I lay in bed last night and then I felt it like a super
annoying friend (hardly a friend): pain.
Here it comes again.
So I tried thinking of something else hoping that pain would catch the drift,
I'm not dealing with you tonight.
I turned my thoughts to last Saturday when
I joined my mom and dad on a lunch date.
After lunch, dad and I dropped off mom
at the local nail salon for her pedicure.
Then he took me and his beloved pup, Nan,
to his favorite spot near the lake
for an invigorating early spring walk.
The day was winding down and the
sun sat low behind the golden marsh plants.
I felt happiness.
I was happy being with my dad alone.
I was happy thinking about Courtney taking my girl's ice skating
and Mr. Nielson with the boys doing boy stuff.
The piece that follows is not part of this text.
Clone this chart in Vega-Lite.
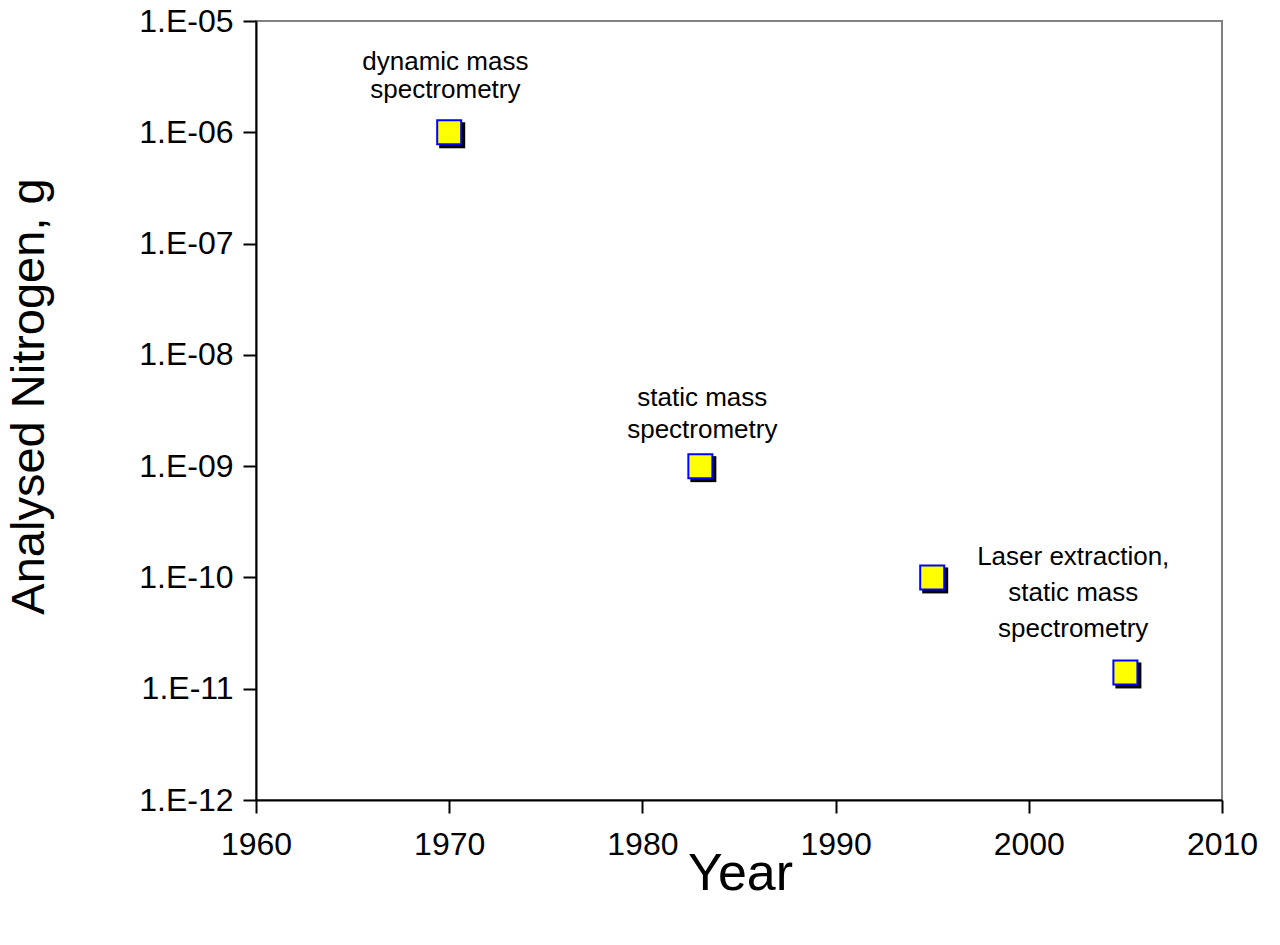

Dad and I talked and walked.
He offered advice and I cried because I needed to hear it
and because I felt the spirit so strong.
* * *
Then my mind fluttered away from the lake walk with dad and Nan
for a moment and now I was suddenly standing in a lush and green field.
It was the pick-yourself strawberry fields in Maryland.
I was pregnant with Ollie, and with the two girls by my side, we
picked giant red lush strawberries.
It was the summer of '04 and we were living with Mr. Nelson's brother Peter,
his wife Darin, and their three children while we made the transition
from Utah to New Jersey.
Darin brought me to the farm on an over-cast balmy Maryland summer morning.
Claire seemed to find and pick the fattest perfectly-formed berries.
She'd plop them in our bucket while Jane picked them up and devoured them
just as fast as Claire could pick.
Red juice stained her white t-shirt.
She was so happy, so pleased at that moment.
I remember how much we (I) looked forward to the weekends
because it brought Mr. Nielson back from a lonely workweek in New Jersey.
I could barely keep my hands off him.
Speaking of spontaneous, one night we said we were going to a movie
but really we parked the car in a beautiful field to watch the fireflies.
I felt young and beautiful then.
* * *
Then I thought about precious summer evenings with the kids in New Jersey
and how we'd know when the day was ending because of
the spontaneous twinkles that would magically and randomly pop up outside.
Fireflies. God's magic wand.
* * *
Those were happy days and tonight they brought me happy warm thoughts
while snow softly fell out my window as I lay in pain.
I believe the spirit brought those happy memories to my recollection
as a reminder (again) that Christian and I were preserved for a
purpose and that we would have happy memories like that again.